The first quality we demand from our leaders is character; and that embodies integrity and sincerity of purpose. Too many of our leaders are without character and are therefore unable to set behavioural limits for themselves. Too many things go wrong in our developmental processes because they are conceived and executed with ulterior motives. Many governments lose their credibility so quickly because they lack character. For example, the lie by some government officials that the President was hale and hearty only for him to later admit that ‘he had never been so ill in his life’ was unnecessary.
If you can lie blatantly about something so obvious, how can you be believed in matters that are not so black and white? Another quality is humility. The term ‘servant leader’ should be a way of life for our leaders. It was a bit upsetting to see the number of able-bodied men that followed Mr President in the short walk between his residence and his house on his first day at work. Are they jobless or was that supposed to be part of their jobs? No serious leader should allow himself to be surrounded by cronies because they can disconnect him from his people and turn him into a super god. We have seen how First World leaders carry their brief cases and walk briskly about. Why do our leaders need an entourage to follow them to the toilet? And while at it, I don’t understand why we need security men running after cars and standing like ‘stiffs’ behind our leaders.
Another desired quality is empathy. A good leader should be able to listen to, and empathise with his people. This idea of turning agitators back—sometimes forcefully—at the Aso Rock gate is wrong. They are people, your people, not animals. Their grievances, genuine or not, should be listened to. Empathy is a way of connecting with them and showing that you care. It was a breath of fresh air when Osinbajo listened to the union leaders in Aso Rock and agitators in Niger-Delta. What was more, it doused tension immediately.
And speaking of tension, humour is a good quality for those who have it. It eases communication and promotes conviviality. A taciturn leader unwittingly distances himself and eventually invites confrontation. Another important quality a good leader must have is the willingness to go the extra mile to protect his people. All lives matter and a good leader should promote the sacredness of life. The wanton killings in our land give cause for concern. So do the loss of property and means of livelihood. But beyond that is the loss of dignity especially by Nigerians in the diaspora. The story of South Africa and the role Nigeria played in its fight against apartheid is not so far back that we could all have forgotten.
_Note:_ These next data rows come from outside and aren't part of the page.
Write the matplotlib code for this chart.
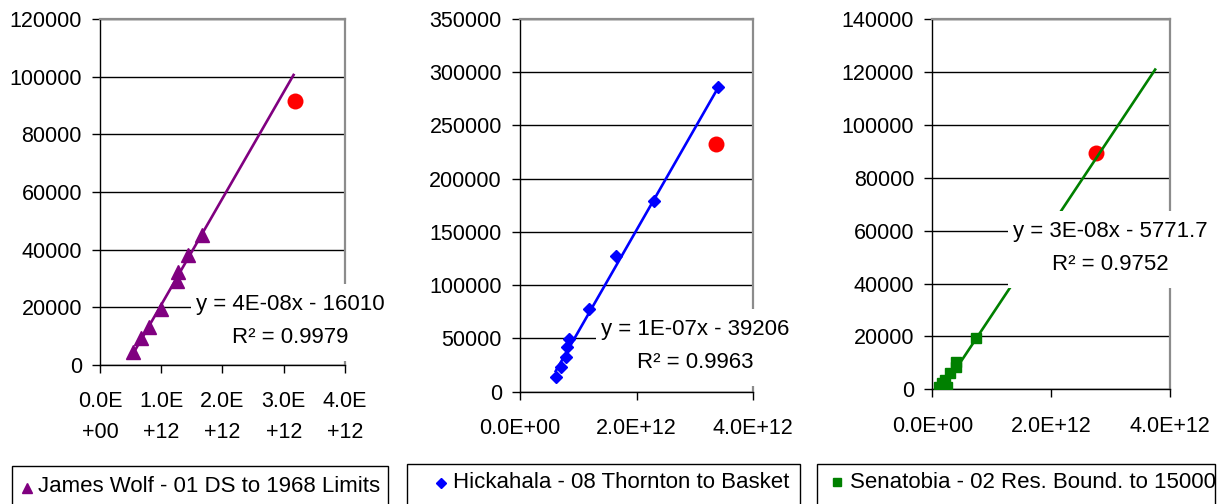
import matplotlib
matplotlib.use("Agg")
from matplotlib import pyplot as plt
from matplotlib.patches import Rectangle
from matplotlib.lines import Line2D
from matplotlib.transforms import IdentityTransform
import numpy as np

plt.rcParams["font.family"] = ["Liberation Sans", "DejaVu Sans"]

# James Wolf - 01 DS to 1968 Limits
jw_x = np.array([0.544, 0.664, 0.805, 0.991, 1.25, 1.27, 1.44, 1.66]) * 1e12
jw_y = [4600, 9250, 13300, 19400, 29000, 32300, 38200, 45100]
jw_red = (3.18e12, 91600)
jw_slope, jw_icpt, jw_r2 = 3.69e-8, -16010, 0.9979
jw_trend_end = 3.16e12

# Hickahala - 08 Thornton to Basket
hk_x = np.array([0.612, 0.703, 0.783, 0.80, 0.846, 1.184, 1.646, 2.30, 3.40]) * 1e12
hk_y = [14100, 22900, 32900, 42300, 49200, 77400, 127700, 179000, 285800]
hk_red = (3.355e12, 232600)
hk_slope, hk_icpt, hk_r2 = 9.56e-8, -39206, 0.9963
hk_trend_end = 3.40e12

# Senatobia - 02 Res. Bound. to 15000
sn_x = np.array([0.118, 0.158, 0.214, 0.24, 0.30, 0.394, 0.394, 0.73]) * 1e12
sn_y = [1000, 2300, 3500, 750, 6000, 8600, 10400, 19300]
sn_red = (2.75e12, 89300)
sn_slope, sn_icpt, sn_r2 = 3.38e-8, -5771.7, 0.9752
sn_trend_end = 3.75e12

W, H = 1225, 504
fig = plt.figure(figsize=(12.25, 5.04), dpi=100)
renderer = fig.canvas.get_renderer()


def px_rect(left, top, right, bottom):
    return [left / W, (H - bottom) / H, (right - left) / W, (bottom - top) / H]


def panel(rect, x, y, red, slope, icpt, r2, xend, color, marker, ms,
          ymax, ystep, xticks, xlabels, label_pos, name, box, mk_pos, txt_pos):
    ax = fig.add_axes(px_rect(*rect))
    ax.set_axisbelow(True)
    ax.plot(*red, "o", color="#ff0000", ms=11.5, mec="none", zorder=2)
    xs = np.array([min(x), xend])
    ax.plot(xs, slope * xs + icpt, color=color, lw=1.9, zorder=3)
    ax.plot(x, y, linestyle="none", marker=marker, ms=ms, color=color,
            mec=color, zorder=3)

    ax.set_xlim(0, 4e12)
    ax.set_ylim(0, ymax)
    ax.set_yticks(np.arange(0, ymax + 1, ystep))
    ax.set_yticklabels([f"{v:d}" for v in np.arange(0, ymax + 1, ystep)])
    ax.set_xticks(xticks)
    ax.set_xticklabels(xlabels, linespacing=1.6)
    ax.tick_params(axis="both", direction="out", length=6, width=1,
                   labelsize=15.5, colors="black")
    ax.tick_params(axis="y", pad=7)
    ax.tick_params(axis="x", pad=13)
    ax.yaxis.grid(True, color="black", lw=1)
    for s in ("left", "bottom"):
        ax.spines[s].set_color("black")
        ax.spines[s].set_linewidth(1)
    for s in ("top", "right"):
        ax.spines[s].set_color("#8c8c8c")
        ax.spines[s].set_linewidth(1.6)

    # trendline equation on a white patch that hides grid, spine and line
    sign = "-" if icpt < 0 else "+"
    eq = f"y = {slope:.0E}x {sign} {abs(icpt):g}\nR\u00b2 = {r2:.4f}"
    t = ax.text(label_pos[0], label_pos[1], eq, fontsize=16, ha="center",
                va="center", multialignment="center", linespacing=1.75,
                clip_on=False, zorder=6)
    bb = t.get_window_extent(renderer)
    ax.add_patch(Rectangle((bb.x0 - 5, bb.y0 - 13), bb.width + 10,
                           bb.height + 23, transform=IdentityTransform(),
                           fc="white", ec="none", clip_on=False, zorder=5.5))

    # legend box, cut off by the bottom of the figure
    bl, bt, br = box
    fig.add_artist(Rectangle((bl / W, -0.05), (br - bl) / W, (H - bt) / H + 0.05,
                             transform=fig.transFigure, fill=False,
                             ec="black", lw=1))
    fig.add_artist(Line2D([mk_pos[0] / W], [(H - mk_pos[1]) / H],
                          transform=fig.transFigure, marker=marker,
                          ms=ms * 0.75, color=color, linestyle="none"))
    fig.text(txt_pos[0] / W, (H - txt_pos[1]) / H, name, fontsize=16,
             ha="left", va="center")
    return ax


panel((100, 19, 345, 365), jw_x, jw_y, jw_red, jw_slope, jw_icpt, jw_r2,
      jw_trend_end, "#800080", "^", 10, 120000, 20000,
      np.arange(0, 4.1e12, 1e12),
      ["0.0E\n+00", "1.0E\n+12", "2.0E\n+12", "3.0E\n+12", "4.0E\n+12"],
      (3.10e12, 15200), "James Wolf - 01 DS to 1968 Limits",
      (12, 466, 388), (27, 488), (38, 486))

panel((520, 19, 753.3, 391.7), hk_x, hk_y, hk_red, hk_slope, hk_icpt, hk_r2,
      hk_trend_end, "#0000ff", "D", 6.5, 350000, 50000,
      [0, 2e12, 4e12], ["0.0E+00", "2.0E+12", "4.0E+12"],
      (3.01e12, 43000), "Hickahala - 08 Thornton to Basket",
      (407, 464, 800), (441, 483), (453, 482))

panel((932.3, 19.3, 1170, 389.3), sn_x, sn_y, sn_red, sn_slope, sn_icpt, sn_r2,
      sn_trend_end, "#008000", "s", 7, 140000, 20000,
      [0, 2e12, 4e12], ["0.0E+00", "2.0E+12", "4.0E+12"],
      (2.99e12, 53600), "Senatobia - 02 Res. Bound. to 15000",
      (817, 464, 1215), (837, 482), (850, 482))

fig.savefig("out.png", dpi=100)
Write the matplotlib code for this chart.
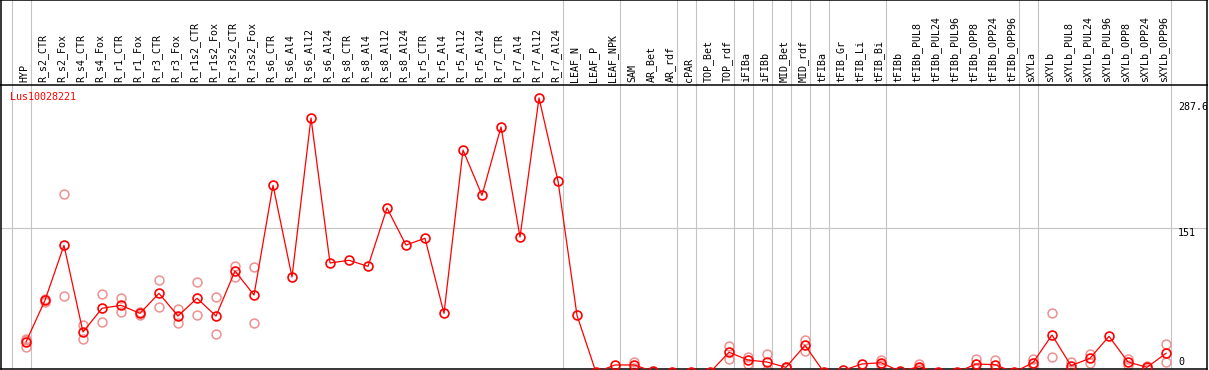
import matplotlib
matplotlib.use("Agg")
import matplotlib.pyplot as plt
import matplotlib.transforms as mtransforms

categories = ["HYP", "R_s2_CTR", "R_s2_Fox", "R_s4_CTR", "R_s4_Fox", "R_r1_CTR", "R_r1_Fox",
              "R_r3_CTR", "R_r3_Fox", "R_r1s2_CTR", "R_r1s2_Fox", "R_r3s2_CTR", "R_r3s2_Fox",
              "R_s6_CTR", "R_s6_Al4", "R_s6_Al12", "R_s6_Al24", "R_s8_CTR", "R_s8_Al4",
              "R_s8_Al12", "R_s8_Al24", "R_r5_CTR", "R_r5_Al4", "R_r5_Al12", "R_r5_Al24",
              "R_r7_CTR", "R_r7_Al4", "R_r7_Al12", "R_r7_Al24", "LEAF_N", "LEAF_P", "LEAF_NPK",
              "SAM", "AR_Bet", "AR_rdf", "cPAR", "TOP_Bet", "TOP_rdf", "iFIBa", "iFIBb",
              "MID_Bet", "MID_rdf", "tFIBa", "tFIB_Gr", "tFIB_Li", "tFIB_Bi", "tFIBb",
              "tFIBb_PUL8", "tFIBb_PUL24", "tFIBb_PUL96", "tFIBb_OPP8", "tFIBb_OPP24",
              "tFIBb_OPP96", "sXYLa", "sXYLb", "sXYLb_PUL8", "sXYLb_PUL24", "sXYLb_PUL96",
              "sXYLb_OPP8", "sXYLb_OPP24", "sXYLb_OPP96"]

means = [31.8, 75.5, 133.1, 42.2, 67.1, 70.2, 61.8, 82.8, 59.0, 77.6, 59.0, 106.2, 81.0,
         196.0, 99.9, 266.6, 114.6, 117.4, 111.1, 172.2, 133.4, 140.5, 61.8, 233.0, 185.6,
         257.2, 141.8, 287.6, 200.5, 59.7, 0, 7.7, 7.7, 1, 0, 0, 0, 21.0, 12.9, 10.8, 5.2,
         28.3, 0, 2, 8.7, 10.1, 1, 5.9, 0, 0, 8.7, 8.0, 0, 10.1, 39.1, 6.9, 14.7, 37.7,
         10.8, 5.2, 19.9]

replicates = [[35.2, 26.8, 33.4], [74, 77], [186.6, 79.7], [49.9, 35.2], [81.8, 52.4],
              [77.6, 62.9], [60.5, 63], [96.4, 68.1], [66.0, 51.4], [94.3, 59.8],
              [78.6, 39.8], [111.4, 100.2], [110.1, 51.4],
              [], [], [], [], [], [], [], [], [], [], [], [], [], [], [], [], [], [], [],
              [10.8, 4.6], [], [], [], [], [27.6, 13.6], [16.4, 8.7], [19.2, 2.4],
              [5.5, 4.9], [33.9, 22.7], [], [], [], [12.9, 7.3], [], [8.7, 3.1], [], [],
              [13.9, 3.5], [12.9, 3.1], [], [13.6, 6.6], [61.8, 16.0], [10.5, 3.3],
              [19.5, 10.1], [], [14.3, 7.3], [7, 3.4], [29.4, 10.5]]

group_ends = [-1, 0, 28, 31, 34, 35, 37, 38, 39, 40, 41, 42, 45, 52, 53, 60]
y_ticks = [0, 151, 287.6]
y_tick_labels = ["0", "151", "287.6"]
gene = "Lus10028221"

W, H = 1209, 370
fig = plt.figure(figsize=(W / 100, H / 100), dpi=100)

def px_axes(x0, y0, x1, y1):
    return fig.add_axes([x0 / W, 1 - y1 / H, (x1 - x0) / W, (y1 - y0) / H])

# x mapping: index i -> pixel 26 + 19 i
xl = ((1 - 26) / 19, (1207 - 26) / 19)
# y mapping: value v -> pixel 372.3 - 0.9539 v
yl = ((372.3 - 369) / 0.9539, (372.3 - 85) / 0.9539)

hdr = px_axes(1, 0, 1207, 85)
ax = px_axes(1, 85, 1207, 369)

mono = "DejaVu Sans Mono"
fs = 7.2
gray = "#c4c4c4"
red = "#ff0000"
pink = "#ee9090"

for a in (hdr, ax):
    a.set_xlim(*xl)
    a.set_xticks([])
    a.set_yticks([])
    for s in a.spines.values():
        s.set_color("black")
        s.set_linewidth(1.1)
hdr.set_ylim(0, 1)
hdr.spines["bottom"].set_visible(False)
ax.set_ylim(*yl)

off = 4.5 / 19
for g in group_ends:
    hdr.axvline(g + off, color=gray, lw=0.8, zorder=0)
    ax.axvline(g + off, color=gray, lw=0.8, zorder=0)

ax.axhline(151, color=gray, lw=0.8, zorder=0)

# header labels
tr = mtransforms.blended_transform_factory(hdr.transData, hdr.transAxes)
for i, c in enumerate(categories):
    hdr.text(i - 2 / 19, 2.5 / 85, c, rotation=90, ha="center", va="bottom",
             family=mono, fontsize=fs, transform=tr)

xs = list(range(len(categories)))
# replicates
rx, ry = [], []
for i, reps in enumerate(replicates):
    for v in reps:
        rx.append(i)
        ry.append(v)
ax.plot(rx, ry, linestyle="none", marker="o", markersize=6.4, markerfacecolor="none",
        markeredgecolor=pink, markeredgewidth=1.1, zorder=2)
ax.plot(xs, means, color=red, lw=0.9, marker="o", markersize=6.4, markerfacecolor="none",
        markeredgecolor=red, markeredgewidth=1.2, zorder=3)

# y tick labels on the right
ty = mtransforms.blended_transform_factory(ax.transAxes, ax.transData)
tx = (1178 - 1) / 1206
ax.text(tx, 151, "151", ha="left", va="top", family=mono, fontsize=fs, transform=ty)
ax.text(tx, 287.6 - 4, "287.6", ha="left", va="top", family=mono, fontsize=fs, transform=ty,
        clip_on=True)
ax.text(tx, 2 / 284, "0", ha="left", va="bottom", family=mono, fontsize=fs,
        transform=ax.transAxes)

ax.text(9 / 1206, 1 - 12 / 284, gene, ha="left", va="center", family=mono, fontsize=fs,
        color=red, transform=ax.transAxes)

fig.savefig("out.png", dpi=100)
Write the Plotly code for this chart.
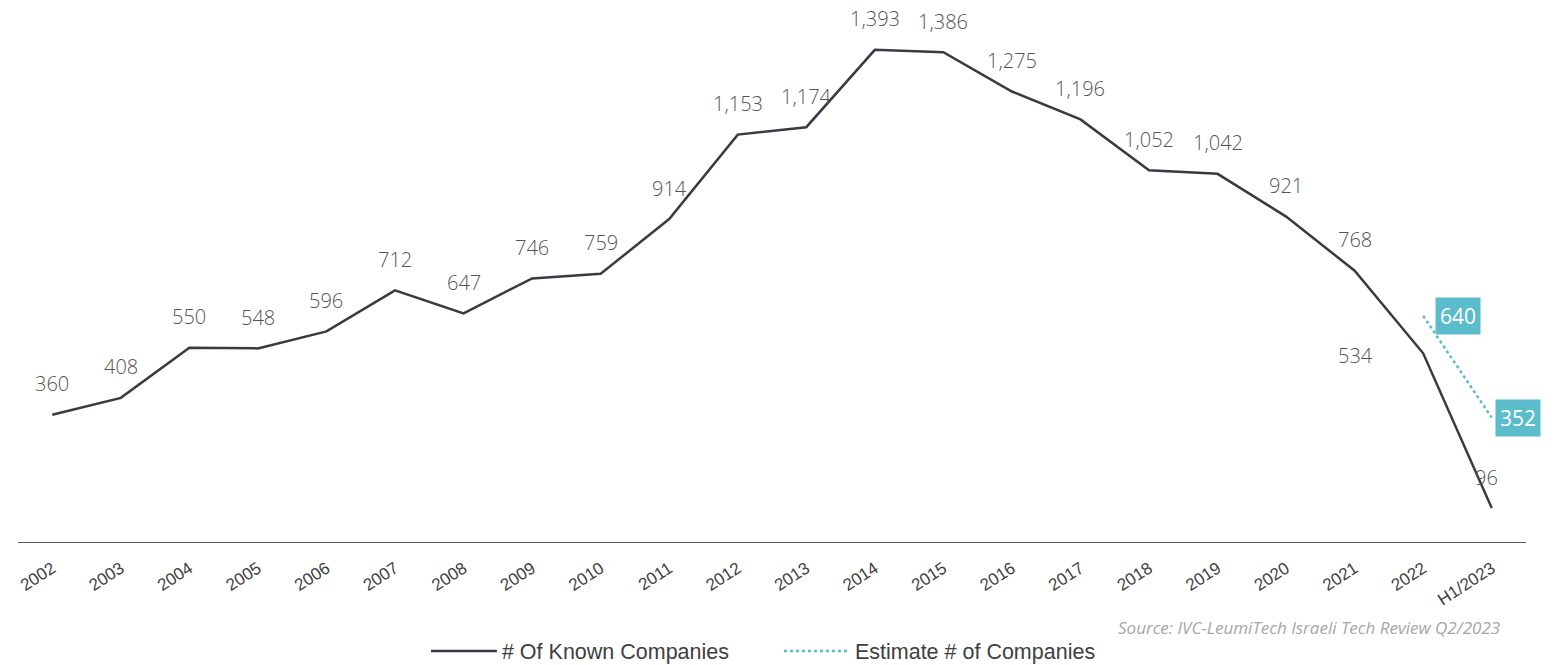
import plotly.graph_objects as go

# Number of Israeli tech companies, known vs. estimated
years = ["2002", "2003", "2004", "2005", "2006", "2007", "2008", "2009", "2010",
         "2011", "2012", "2013", "2014", "2015", "2016", "2017", "2018", "2019",
         "2020", "2021", "2022", "H1/2023"]
known = [360, 408, 550, 548, 596, 712, 647, 746, 759, 914, 1153, 1174, 1393,
         1386, 1275, 1196, 1052, 1042, 921, 768, 534, 96]
est_years = ["2022", "H1/2023"]
estimate = [640, 352]

DARK = "#3b3945"
TEAL = "#5bbccb"
LABEL_GREY = "#555555"

fig = go.Figure()
fig.add_trace(go.Scatter(
    x=years, y=known, mode="lines", name="# Of Known Companies",
    line=dict(color=DARK, width=2.5),
))
fig.add_trace(go.Scatter(
    x=est_years, y=estimate, mode="lines", name="Estimate # of Companies",
    line=dict(color=TEAL, width=2.5, dash="dot"),
))

# value labels above the known series; a couple sit beside their point
# (annotation x uses the category index so numeric-looking names are not misread)
label_shift = {"2022": (-68, -2), "H1/2023": (-5, 31)}
annotations = []
for i, (yr, v) in enumerate(zip(years, known)):
    dx, dy = label_shift.get(yr, (0, 31))
    annotations.append(dict(
        x=i, y=v, text=f"{v:,}", showarrow=False, xshift=dx, yshift=dy,
        xanchor="center", yanchor="middle",
        font=dict(family="Open Sans", size=20, color=LABEL_GREY, weight=300),
    ))

# boxed labels for the estimate
for yr, v, dx in zip(est_years, estimate, (12, 3)):
    annotations.append(dict(
        x=years.index(yr), y=v, text=f"{v:,}", showarrow=False, xshift=dx,
        xanchor="left", yanchor="middle", bgcolor=TEAL, borderpad=4,
        font=dict(family="Open Sans", size=21, color="white"),
    ))

annotations.append(dict(
    xref="paper", yref="paper", x=1.0, y=-0.157, xanchor="right", yanchor="middle",
    xshift=-24, showarrow=False,
    text="<i>Source: IVC-LeumiTech Israeli Tech Review Q2/2023</i>",
    font=dict(family="Open Sans", size=17, color="#a6a6a6"),
))

fig.update_layout(
    width=1562, height=665,
    margin=dict(l=18, r=36, t=0, b=123, autoexpand=False),
    paper_bgcolor="white", plot_bgcolor="white",
    showlegend=True,
    legend=dict(orientation="h", x=0.5046, xanchor="center", y=-0.201, yanchor="middle",
                font=dict(family="Liberation Sans", size=21.5, color="#404040"),
                itemwidth=66, entrywidth=272, entrywidthmode="pixels"),
    annotations=annotations,
    xaxis=dict(
        type="category", categoryorder="array", categoryarray=years,
        range=[-0.5, len(years) - 0.5], automargin=False,
        showgrid=False, zeroline=False, showline=True, linecolor="#595959", linewidth=1,
        ticks="", tickangle=-33, ticklabelstandoff=9,
        tickfont=dict(family="Liberation Sans", size=17, color="#404040"),
    ),
    yaxis=dict(range=[0, 1534], visible=False, showgrid=False, zeroline=False),
)

fig.write_html("out.html")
I still vividly recall the conversations I had with Joseph Garba and Leslie Harriman during the anti-apartheid conference of 1977 about black rule in South Africa. To see how South Africa is paying us back is a shame indeed. I wonder how Foreign Ministers Garba and Akinyemi—were they still in office—would have reacted not only to the indignity in South Africa but also in the United States where a young Nigerian was allegedly locked up in a cold room for four days without committing any discernible offence. I am almost certain they would have come out forcefully to project and protect the interests of Nigeria everywhere. The humiliation of a Nigerian anywhere should be the humiliation of all Nigerians, including the President.
So beyond promoting the economic and social well-being of his people, a good leader should also promote their self-worth. So a leader who can make me proud—again—of my green passport; who can make me want to come home as soon as possible from wherever I am in the world, is indeed my kind of leader. He is the person I am looking for come 2019.